This PR adds a test for this.
There's obviously a lot still missing, including basics such as the
Readme inclusion.
When doing a directory traversal for source dist inclusion, we want to
offer the user include and exclude options, and we want to avoid
traversing irrelevant directories. The latter is important for
performance, especially on network file systems, but also with large
data directories, or (not-included) directories with other permissions.
To support this, we introduce `GlobDirFilter`, which uses a DFA from
regex_automata to determine whether any children of a directory can be
included and skips the directory if not.
The globs are based on PEP 639. The syntax is more restricted than glob
or globset, but it's standardized. I chose it over glob or globset
because we're already using this syntax for `project.license-files` a
required by PEP 639, so it makes sense to use the same globs for all
includes (see e.g.
4f52a3bb62/pyproject.toml (L36-L48)
for example with same semantics for include and exclude)
### Semantics
Glob semantics are complex due to mixing directories and files,
expectations around simplicity and our need to exclude most of the tree
in the project from traversal. The current draft uses a syntax that
optimizes for simple default use cases for the start.
#### includes
Glob expressions which files and directories to include in the source
distribution.
Includes are anchored, which means that `pyproject.toml` includes only
`<project root>/pyproject.toml`. Use for example `assets/**/sample.csv`
to include for all
`sample.csv` files in `<project root>/assets` or any child directory. To
recursively include
all files under a directory, use a `/**` suffix, e.g. `src/**`. For
performance and
reproducibility, avoid unanchored matches such as `**/sample.csv`.

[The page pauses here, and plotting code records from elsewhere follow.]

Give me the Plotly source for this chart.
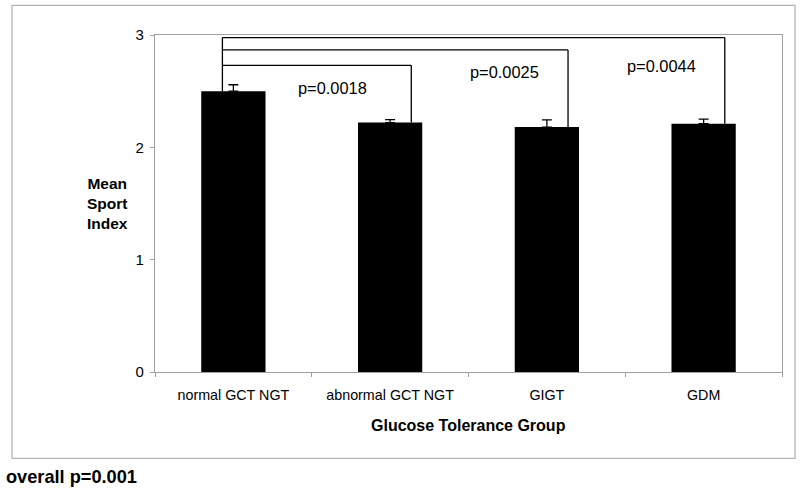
import plotly.graph_objects as go

categories = ["normal GCT NGT", "abnormal GCT NGT", "GIGT", "GDM"]
mean_sport_index = [2.50, 2.22, 2.18, 2.21]
sem = [0.057, 0.027, 0.065, 0.042]
# comparisons vs. normal GCT NGT: target group index, bracket level, p label
cmp_targets = [1, 2, 3]
cmp_levels = [2.73, 2.867, 2.977]
cmp_labels = ["p=0.0018", "p=0.0025", "p=0.0044"]
overall_label = "overall p=0.001"

FONT = "Liberation Sans, Arial, sans-serif"
GRAY = "#a0a0a0"

fig = go.Figure()
fig.add_trace(go.Bar(
    x=categories, y=mean_sport_index,
    marker=dict(color="black", line=dict(width=0)),
    width=0.41,
    error_y=dict(type="data", array=sem, arrayminus=[0] * len(sem), symmetric=False,
                 color="black", thickness=1.3, width=5),
    showlegend=False,
))

# bracket shapes
left_x = -0.07
right_off = 0.135
shapes = []
for t, lvl in zip(cmp_targets, cmp_levels):
    rx = t + right_off
    shapes.append(dict(type="line", xref="x", yref="y", x0=left_x, x1=rx, y0=lvl, y1=lvl,
                       line=dict(color="black", width=1.3)))
    shapes.append(dict(type="line", xref="x", yref="y", x0=rx, x1=rx, y0=lvl, y1=mean_sport_index[t],
                       line=dict(color="black", width=1.3)))
shapes.append(dict(type="line", xref="x", yref="y", x0=left_x, x1=left_x,
                   y0=max(cmp_levels), y1=mean_sport_index[0],
                   line=dict(color="black", width=1.3)))
# outer frame
shapes.append(dict(type="rect", xref="paper", yref="paper",
                   x0=(12 - 155) / 627, x1=(795 - 155) / 627,
                   y0=(371.7 - 458) / 337, y1=(371.7 - 5) / 337,
                   line=dict(color="#b4b4b4", width=1.3), layer="below"))

annotations = []
p_pos = [(0.63, 2.53), (1.73, 2.675), (2.73, 2.72)]
for (px, py), lab in zip(p_pos, cmp_labels):
    annotations.append(dict(x=px, y=py, xref="x", yref="y", text=lab, showarrow=False,
                            font=dict(size=16.4, color="black", family=FONT)))
annotations.append(dict(x=(107.5 - 155) / 627, y=(371.7 - 203.5) / 337, xref="paper", yref="paper",
                        xanchor="center", yanchor="middle",
                        text="<b>Mean</b><br><b>Sport</b><br><b>Index</b>", showarrow=False,
                        font=dict(size=15.5, color="black", family=FONT), align="center"))
annotations.append(dict(x=(468 - 155) / 627, y=(371.7 - 425) / 337, xref="paper", yref="paper",
                        xanchor="center", yanchor="middle",
                        text="<b>Glucose Tolerance Group</b>", showarrow=False,
                        font=dict(size=16, color="black", family=FONT)))
annotations.append(dict(x=(4 - 155) / 627, y=(371.7 - 477) / 337, xref="paper", yref="paper",
                        xanchor="left", yanchor="middle",
                        text="<b>" + overall_label + "</b>", showarrow=False,
                        font=dict(size=18.2, color="black", family=FONT)))

fig.update_layout(
    width=800, height=492,
    margin=dict(l=155, r=18, t=34.7, b=120.3),
    paper_bgcolor="white", plot_bgcolor="white",
    shapes=shapes, annotations=annotations,
    font=dict(family=FONT, color="black"),
    xaxis=dict(type="category", tickson="boundaries", ticks="outside", ticklen=4,
               tickcolor=GRAY, showline=True, linecolor=GRAY, linewidth=1.3, mirror=True,
               showgrid=False, tickfont=dict(size=14.3, color="black"), range=[-0.5, 3.5],
               ticklabelstandoff=10),
    yaxis=dict(range=[0, 3], tickvals=[0, 1, 2, 3], ticks="outside", ticklen=4,
               tickcolor=GRAY, showline=True, linecolor=GRAY, linewidth=1.3, mirror=True,
               showgrid=False, zeroline=False, tickfont=dict(size=15, color="black"),
               ticklabelstandoff=3),
)

fig.write_html("out.html", config={"responsive": False, "displayModeBar": False},
               post_script="document.body.style.margin='0px';document.body.style.overflow='hidden';")
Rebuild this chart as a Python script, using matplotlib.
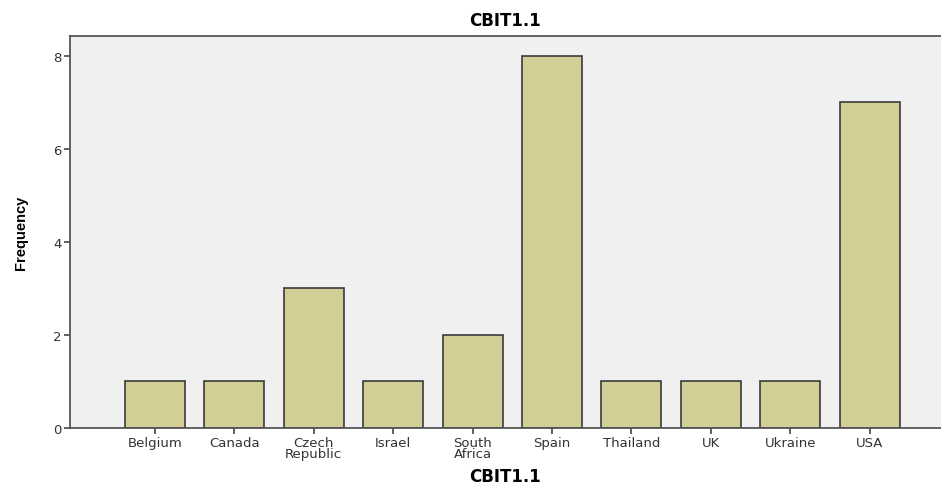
import matplotlib
matplotlib.use('Agg')
import matplotlib.pyplot as plt
import numpy as np

countries = ['Belgium', 'Canada', 'Czech\nRepublic', 'Israel', 'South\nAfrica',
             'Spain', 'Thailand', 'UK', 'Ukraine', 'USA']
frequency = [1, 1, 3, 1, 2, 8, 1, 1, 1, 7]
y_ticks = [0, 2, 4, 6, 8]

plt.rcParams['font.family'] = ['DejaVu Sans']

fig = plt.figure(figsize=(9.41, 4.85), dpi=100)
ax = fig.add_axes([70 / 941, 56 / 485, 871 / 941, 392 / 485])
ax.set_facecolor('#f0f0f0')

x = np.arange(len(countries))
ax.bar(x, frequency, width=0.755, color='#d3ce96', edgecolor='#3a3a3a', linewidth=1.2, zorder=2)

ax.set_xlim(-1.07, 9.9)
ax.set_ylim(0, 8.43)
ax.set_xticks(x)
ax.set_xticklabels(countries, fontsize=9.5, color='#333333', linespacing=0.8)
ax.set_yticks(y_ticks)
ax.set_yticklabels([str(v) for v in y_ticks], fontsize=9.5, color='#333333')
ax.tick_params(axis='both', direction='out', length=4, width=1.2, color='#444444', pad=2)

for side in ['left', 'top', 'bottom']:
    ax.spines[side].set_color('#555555')
    ax.spines[side].set_linewidth(1.3)
ax.spines['right'].set_visible(False)

ax.set_title('CBIT1.1', fontsize=12, fontweight='bold', pad=8)
ax.set_xlabel('CBIT1.1', fontsize=12, fontweight='bold')
ax.xaxis.set_label_coords(0.5, -0.1)
ax.set_ylabel('Frequency', fontsize=10.5, fontweight='bold', family='Liberation Sans', labelpad=18)

fig.savefig('out.png', dpi=100)
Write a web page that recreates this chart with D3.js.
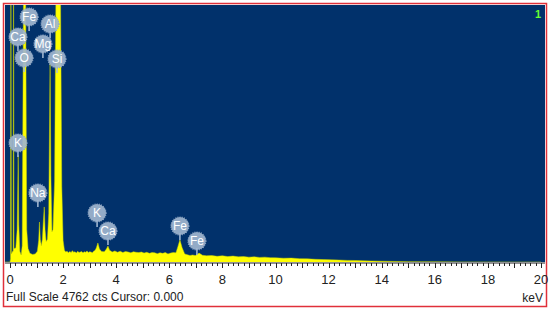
<!DOCTYPE html>
<html><head><meta charset="utf-8">
<script src="https://cdn.jsdelivr.net/npm/d3@7"></script>
<style>
html,body{margin:0;padding:0;background:#fff;}
svg{display:block;font-family:Arial,"Liberation Sans",sans-serif;}
</style></head>
<body><svg id="c" width="550" height="310"></svg>
<script>
// ---- data ----
const fullScale = 4762;
const cursorValue = "0.000";
const spectrumNumber = "1";
const energy = [-0.2,0.00,0.02,0.035,0.05,0.10,0.12,0.135,0.15,0.22,0.27,0.31,0.33,0.37,0.42,0.46,0.52,0.58,0.63,0.68,0.75,0.85,0.95,1.03,1.08,1.11,1.14,1.18,1.22,1.25,1.29,1.32,1.36,1.41,1.46,1.51,1.54,1.58,1.62,1.68,1.73,1.82,1.90,1.95,2.00,2.05,2.10,2.15,2.20,2.25,2.30,2.35,2.40,2.45,2.50,2.55,2.60,2.65,2.70,2.75,2.80,2.85,2.90,2.95,3.00,3.05,3.10,3.15,3.20,3.25,3.31,3.37,3.45,3.55,3.63,3.69,3.75,3.85,3.95,4.05,4.15,4.25,4.35,4.45,4.55,4.65,4.75,4.85,4.95,5.05,5.15,5.25,5.35,5.45,5.55,5.65,5.75,5.85,5.95,6.05,6.15,6.25,6.32,6.40,6.48,6.58,6.68,6.78,6.88,6.98,7.05,7.12,7.25,7.4,7.6,7.8,8.0,8.2,8.4,8.6,8.8,9.0,9.2,9.4,9.6,9.8,10.0,10.3,10.6,10.9,11.2,11.5,11.8,12.1,12.4,12.7,13.0,13.3,13.6,14.0,14.5,15.0,15.5,16.0,17.0,18.0,19.0,20.0,20.2];
const counts = [0,0,60,6000,150,200,200,6000,250,260,600,1980,700,200,130,300,6000,6000,600,250,160,140,150,200,400,741,420,300,420,700,1020,600,380,420,900,3690,1600,560,600,1500,5000,14000,5200,1400,400,220,185,200,170,195,175,210,180,190,165,200,175,185,195,170,190,180,205,175,190,185,170,200,215,260,352,240,195,190,240,296,220,185,205,180,200,175,195,185,170,190,180,175,185,165,180,160,175,170,155,170,160,175,150,165,175,170,280,410,270,150,135,120,130,120,140,165,125,115,120,105,115,100,110,95,100,90,95,85,90,80,78,70,72,62,58,50,45,40,36,30,28,22,18,14,10,6,4,3,2,1,0,0];
const labelNames  = ["Fe","Ca","Al","Mg","O","Si","K","Na","K","Ca","Fe","Fe"];
const labelEnergy = [0.72,0.30,1.51,1.24,0.53,1.77,0.30,1.05,3.28,3.69,6.40,7.04];
const labelLevel  = [4540,4169,4410,4040,3780,3762,2205,1279,908,574,667,389];
const tickValues = [0,2,4,6,8,10,12,14,16,18,20];
const axisUnit = "keV";

// ---- layout ----
const svg = d3.select("#c");
const plot = {left:5, right:545, top:5, bottom:262};
const x = d3.scaleLinear().domain([0,20]).range([10,541]);
const y = d3.scaleLinear().domain([0,fullScale]).range([plot.bottom, plot.top]);

// outer border
svg.append("rect").attr("x",3.5).attr("y",3.5).attr("width",543).attr("height",303)
  .attr("fill","#fff").attr("stroke","#e0303a").attr("stroke-width",1.5);

// plot background
svg.append("rect").attr("x",plot.left).attr("y",plot.top)
  .attr("width",plot.right-plot.left).attr("height",plot.bottom-plot.top)
  .attr("fill","#01316b");

svg.append("clipPath").attr("id","clip").append("rect")
  .attr("x",plot.left).attr("y",plot.top)
  .attr("width",plot.right-plot.left).attr("height",plot.bottom-plot.top);

const pts = energy.map((e,i)=>[e,counts[i]]);
const area = d3.area().x(d=>x(d[0])).y0(plot.bottom).y1(d=>y(d[1]));
svg.append("path").datum(pts).attr("clip-path","url(#clip)")
  .attr("d",area).attr("fill","#ffff00").attr("stroke","#c8d400").attr("stroke-width",0.5);

// spectrum number
svg.append("text").attr("x",538).attr("y",18).attr("text-anchor","middle")
  .attr("font-size",11).attr("font-weight","bold").attr("fill","#66ff33").text(spectrumNumber);

// element labels
const lab = svg.append("g");
labelNames.forEach((n,i)=>{
  const cx = x(labelEnergy[i]), cy = y(labelLevel[i]);
  lab.append("line").attr("x1",cx).attr("x2",cx).attr("y1",cy+7).attr("y2",cy+14)
    .attr("stroke","#a8bdd6").attr("stroke-width",1.5);
  lab.append("circle").attr("cx",cx).attr("cy",cy).attr("r",9)
    .attr("fill","#a0b5cf").attr("fill-opacity",0.92)
    .attr("stroke","#8ea5c2").attr("stroke-width",1.2).attr("stroke-dasharray","1,1.2");
  lab.append("text").attr("x",cx).attr("y",cy+4).attr("text-anchor","middle")
    .attr("font-size",12).attr("fill","#ffffff").text(n);
});

// axis
const axisY = 263;
svg.append("line").attr("x1",plot.left).attr("x2",plot.right).attr("y1",axisY).attr("y2",axisY)
  .attr("stroke","#222").attr("stroke-width",1);
const minor = d3.range(0,20.01,0.2);
svg.append("g").selectAll("line").data(minor).join("line")
  .attr("x1",d=>Math.round(x(d))+0.5).attr("x2",d=>Math.round(x(d))+0.5)
  .attr("y1",axisY).attr("y2",d=>Math.abs(d-Math.round(d))<1e-6 ? axisY+5 : axisY+3)
  .attr("stroke","#222").attr("stroke-width",1);
svg.append("g").selectAll("text").data(tickValues).join("text")
  .attr("x",d=>x(d)).attr("y",284).attr("text-anchor","middle")
  .attr("font-size",13).attr("fill","#222").text(d=>d);

svg.append("text").attr("x",6).attr("y",301).attr("font-size",12).attr("fill","#222")
  .text(`Full Scale ${fullScale} cts Cursor: ${cursorValue}`);
svg.append("text").attr("x",543).attr("y",302).attr("text-anchor","end")
  .attr("font-size",12).attr("fill","#222").text(axisUnit);
</script></body></html>
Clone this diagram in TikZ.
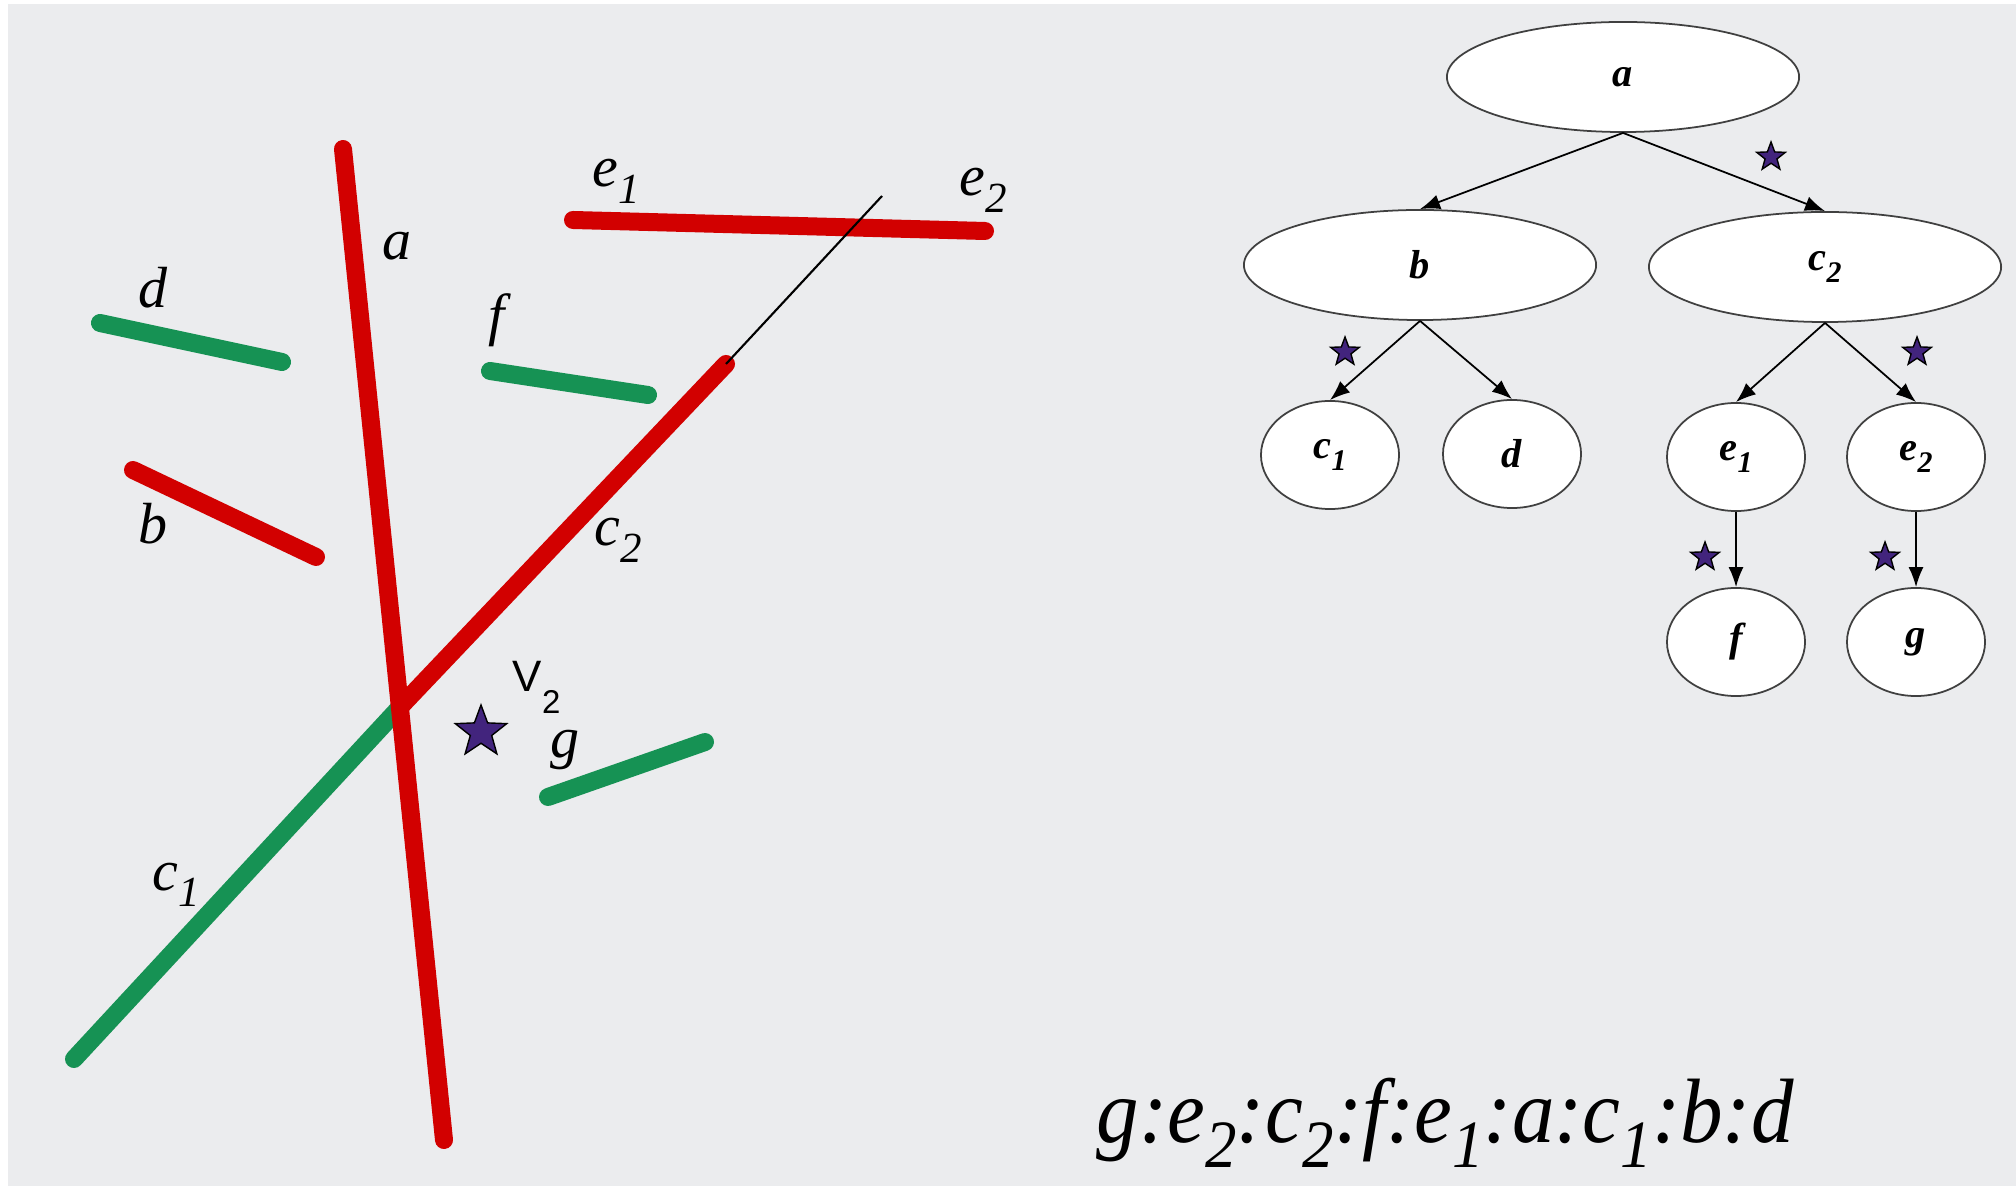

The glob syntax is the reduced portable glob from
[PEP 639](https://peps.python.org/pep-0639/#add-license-FILES-key).
#### excludes
Glob expressions which files and directories to exclude from the
previous source
distribution includes.
Excludes are not, which means that `__pycache__` excludes all
directories named
`__pycache__` and it's children anywhere. To anchor a directory, use a
`/` prefix, e.g.,
`/dist` will exclude only `<project root>/dist`.
The glob syntax is the reduced portable glob from
[PEP 639](https://peps.python.org/pep-0639/#add-license-FILES-key).